Task requirements -
Do not copy the pictures. Write out the lines from the start of the entries through the line containing "from matplotlib.ticker import FuncFormatter".
#####
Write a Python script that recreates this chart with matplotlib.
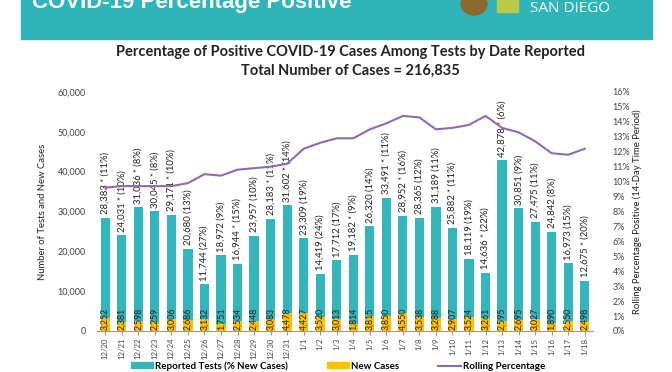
import matplotlib
matplotlib.use("Agg")
import matplotlib.pyplot as plt
from matplotlib.patches import Rectangle, Ellipse
from matplotlib.lines import Line2D
from matplotlib.ticker import FuncFormatter

plt.rcParams["font.family"] = ["Lato", "DejaVu Sans"]

dates = ["12/20", "12/21", "12/22", "12/23", "12/24", "12/25", "12/26", "12/27",
         "12/28", "12/29", "12/30", "12/31", "1/1", "1/2", "1/3", "1/4", "1/5",
         "1/6", "1/7", "1/8", "1/9", "1/10", "1/11", "1/12", "1/13", "1/14",
         "1/15", "1/16", "1/17", "1/18"]
tests = [28383, 24031, 31036, 30045, 29171, 20680, 11744, 18972, 16944, 23957,
         28183, 31602, 23309, 14419, 17712, 19182, 26320, 33491, 28952, 28365,
         31189, 25882, 18119, 14636, 42878, 30851, 27475, 24842, 16973, 12675]
pct_new = [11, 10, 8, 8, 10, 13, 27, 9, 15, 10, 11, 14, 19, 24, 17, 9, 14, 11,
           16, 12, 11, 11, 19, 22, 6, 9, 11, 8, 15, 20]
starred = [1, 1, 1, 1, 1, 0, 0, 0, 1, 0, 1, 1, 0, 0, 0, 1, 0, 1, 1, 0, 0, 1, 0,
           1, 1, 0, 0, 0, 0, 1]
new_cases = [3252, 2381, 2598, 2259, 3006, 2686, 3132, 1751, 2534, 2448, 3083,
             4478, 4427, 3520, 3013, 1814, 3815, 3850, 4550, 3538, 3288, 2907,
             3524, 3261, 2595, 2695, 3027, 1890, 2550, 2498]
rolling = [9.6, 9.7, 9.7, 9.7, 9.7, 9.9, 10.5, 10.4, 10.8, 10.9, 11.0, 11.2,
           12.2, 12.6, 12.9, 12.9, 13.5, 13.9, 14.4, 14.3, 13.5, 13.6, 13.8,
           14.4, 13.6, 13.3, 12.7, 11.9, 11.8, 12.2]

teal = "#33B5BC"
orange = "#FFC000"
purple = "#8A6BB5"
text_col = "#222222"

fig = plt.figure(figsize=(6.72, 3.72), dpi=100)

# header band with title and logos
fig.patches.append(Rectangle((21 / 672, 1 - 39 / 372), 631 / 672, 39 / 372,
                             transform=fig.transFigure, color="#2FB4BA", zorder=0))
fig.text(32 / 672, 1 - 8 / 372, "COVID-19 Percentage Positive", color="white",
         fontsize=16, fontweight="bold", va="baseline", ha="left",
         family=["Liberation Sans", "DejaVu Sans"])
fig.patches.append(Ellipse((474 / 672, 1 - 4 / 372), 26 / 672, 22 / 372,
                           transform=fig.transFigure, color="#8B6A2E", zorder=1))
fig.patches.append(Rectangle((497 / 672, 1 - 12 / 372), 21 / 672, 12 / 372,
                             transform=fig.transFigure, color="#B9CC4A", zorder=1))
fig.text(530 / 672, 1 - 12 / 372, "SAN DIEGO", color="white", fontsize=11,
         va="baseline", ha="left", family=["Open Sans", "DejaVu Sans"])

# chart titles
fig.text(350 / 672, 1 - 52 / 372,
         "Percentage of Positive COVID-19 Cases Among Tests by Date Reported",
         ha="center", va="center", fontsize=10.5, fontweight="bold", color=text_col)
fig.text(350 / 672, 1 - 71 / 372, "Total Number of Cases = 216,835",
         ha="center", va="center", fontsize=10.5, fontweight="bold", color=text_col)

ax = fig.add_axes([97 / 672, 41 / 372, 496 / 672, 239 / 372])
x = list(range(len(dates)))
ax.bar(x, tests, width=0.56, color=teal, zorder=2)
ax.bar(x, new_cases, width=0.56, color=orange, zorder=3)

for i in x:
    star = " * " if starred[i] else " "
    ax.text(i, tests[i] + 900, f"{tests[i]:,}{star}({pct_new[i]}%)", rotation=90,
            ha="center", va="bottom", fontsize=6.8, color=text_col, zorder=5)
    ax.text(i, 150, f"{new_cases[i]:,}", rotation=90, ha="center", va="bottom",
            fontsize=6.3, color=text_col, zorder=5)

ax.set_xlim(-0.5, len(dates) - 0.5)
ax.set_ylim(0, 60000)
ax.set_yticks(range(0, 60001, 10000))
ax.yaxis.set_major_formatter(FuncFormatter(lambda v, p: f"{int(v):,}"))
ax.set_xticks(x)
ax.set_xticklabels(dates, rotation=90, fontsize=5.6, color="#444444")
ax.tick_params(axis="y", length=0, labelsize=6.5, labelcolor="#444444", pad=8)
ax.tick_params(axis="x", length=3, color="#999999", pad=2)
for s in ["top", "right", "left"]:
    ax.spines[s].set_visible(False)
ax.spines["bottom"].set_color("#999999")
ax.set_ylabel("Number of Tests and New Cases", fontsize=6.8, color=text_col, labelpad=8)

ax2 = ax.twinx()
ax2.plot(x, rolling, color=purple, linewidth=1.5, zorder=4)
ax2.set_ylim(0, 16)
ax2.set_yticks(range(0, 17))
ax2.yaxis.set_major_formatter(FuncFormatter(lambda v, p: f"{int(v)}%"))
ax2.tick_params(axis="y", length=0, labelsize=6.5, labelcolor="#444444", pad=14)
for s in ["top", "right", "left", "bottom"]:
    ax2.spines[s].set_visible(False)
ax2.set_ylabel("Rolling Percentage Positive (14-Day Time Period)", fontsize=6.8,
               color=text_col, labelpad=2)

handles = [Rectangle((0, 0), 1, 1, color=teal), Rectangle((0, 0), 1, 1, color=orange),
           Line2D([0], [0], color=purple, linewidth=1.5)]
fig.legend(handles, ["Reported Tests (% New Cases)", "New Cases", "Rolling Percentage"],
           loc="center", bbox_to_anchor=(338 / 672, 1 - 366 / 372), ncol=3,
           frameon=False, prop={"size": 7, "weight": "bold"}, handlelength=2.3,
           handleheight=0.6, columnspacing=4, handletextpad=0.2,
           borderaxespad=0, borderpad=0)

fig.savefig("out.png", dpi=100)
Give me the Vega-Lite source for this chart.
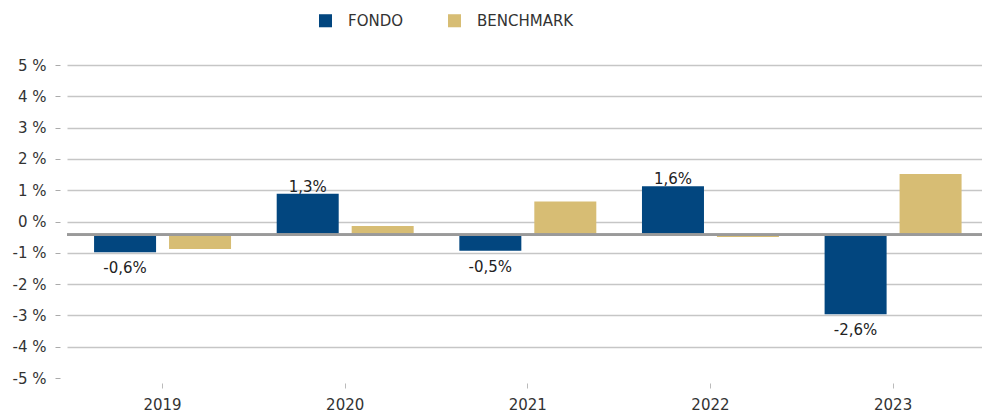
{
  "$schema": "https://vega.github.io/schema/vega-lite/v6.json",
  "autosize": {"type": "none"},
  "width": 915,
  "height": 313,
  "padding": {"left": 67, "top": 65, "right": 0, "bottom": 36},
  "background": "white",
  "data": {
    "values": [
      {"year": "2019", "series": "FONDO", "value": -0.56, "label": "-0,6%"},
      {"year": "2019", "series": "BENCHMARK", "value": -0.45, "label": ""},
      {"year": "2020", "series": "FONDO", "value": 1.31, "label": "1,3%"},
      {"year": "2020", "series": "BENCHMARK", "value": 0.28, "label": ""},
      {"year": "2021", "series": "FONDO", "value": -0.51, "label": "-0,5%"},
      {"year": "2021", "series": "BENCHMARK", "value": 1.06, "label": ""},
      {"year": "2022", "series": "FONDO", "value": 1.55, "label": "1,6%"},
      {"year": "2022", "series": "BENCHMARK", "value": -0.07, "label": ""},
      {"year": "2023", "series": "FONDO", "value": -2.54, "label": "-2,6%"},
      {"year": "2023", "series": "BENCHMARK", "value": 1.94, "label": ""}
    ]
  },
  "config": {
    "view": {"stroke": null},
    "font": "DejaVu Sans",
    "axis": {"labelFont": "DejaVu Sans", "labelColor": "#333333", "labelOverlap": false}
  },
  "layer": [
    {
      "mark": {"type": "bar"},
      "encoding": {
        "x": {
          "field": "year",
          "type": "nominal",
          "scale": {"paddingInner": 0.25, "paddingOuter": 0.13, "align": 0.57},
          "axis": {
            "title": null,
            "labelAngle": 0,
            "domain": false,
            "grid": false,
            "ticks": true,
            "tickSize": 5,
            "tickColor": "#bbbbbb",
            "offset": 5,
            "labelPadding": 9,
            "labelFontSize": 15
          }
        },
        "xOffset": {
          "field": "series",
          "type": "nominal",
          "scale": {"domain": ["FONDO", "BENCHMARK"], "paddingInner": 0.173, "paddingOuter": 0}
        },
        "y": {
          "field": "value",
          "type": "quantitative",
          "scale": {"domain": [-4.575, 5.425], "nice": false, "zero": false},
          "axis": {
            "title": null,
            "values": [-4.575, -3.575, -2.575, -1.575, -0.575, 0.425, 1.425, 2.425, 3.425, 4.425, 5.425],
            "tickCount": 30,
            "labelExpr": "round(datum.value - 0.425) + ' %'",
            "labelOverlap": false,
            "domain": false,
            "grid": true,
            "gridColor": "#c6c6c6",
            "gridWidth": 1.6,
            "gridOpacity": {"condition": {"test": "datum.value < -4", "value": 0}, "value": 1},
            "tickSize": 5,
            "tickColor": "#aaaaaa",
            "offset": 7,
            "labelPadding": 9,
            "labelFontSize": 15
          }
        },
        "color": {
          "field": "series",
          "type": "nominal",
          "scale": {"domain": ["FONDO", "BENCHMARK"], "range": ["#02467f", "#d7bd74"]},
          "legend": {
            "title": null,
            "orient": "none",
            "direction": "horizontal",
            "legendX": 251,
            "legendY": -52,
            "symbolType": "square",
            "symbolSize": 170,
            "symbolStrokeWidth": 0,
            "labelFont": "DejaVu Sans",
            "labelFontSize": 15,
            "labelColor": "#333333",
            "labelOffset": 15,
            "columnPadding": 43
          }
        }
      }
    },
    {
      "mark": {"type": "rule", "color": "#9a9a9a", "strokeWidth": 2},
      "encoding": {"y": {"datum": 0, "type": "quantitative"}}
    },
    {
      "transform": [{"filter": "datum.series == 'FONDO' && datum.value > 0"}],
      "mark": {"type": "text", "baseline": "alphabetic", "dy": -2, "fontSize": 15, "color": "#222222"},
      "encoding": {
        "x": {"field": "year", "type": "nominal"},
        "xOffset": {"field": "series", "type": "nominal"},
        "y": {"field": "value", "type": "quantitative"},
        "text": {"field": "label"}
      }
    },
    {
      "transform": [{"filter": "datum.series == 'FONDO' && datum.value < 0"}],
      "mark": {"type": "text", "baseline": "top", "dy": 9, "fontSize": 15, "color": "#222222"},
      "encoding": {
        "x": {"field": "year", "type": "nominal"},
        "xOffset": {"field": "series", "type": "nominal"},
        "y": {"field": "value", "type": "quantitative"},
        "text": {"field": "label"}
      }
    }
  ]
}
#####
Response -
Write a Python script that recreates this chart with matplotlib.
import matplotlib
matplotlib.use("Agg")
import matplotlib.pyplot as plt
from matplotlib.patches import Rectangle, Ellipse
from matplotlib.lines import Line2D
from matplotlib.ticker import FuncFormatter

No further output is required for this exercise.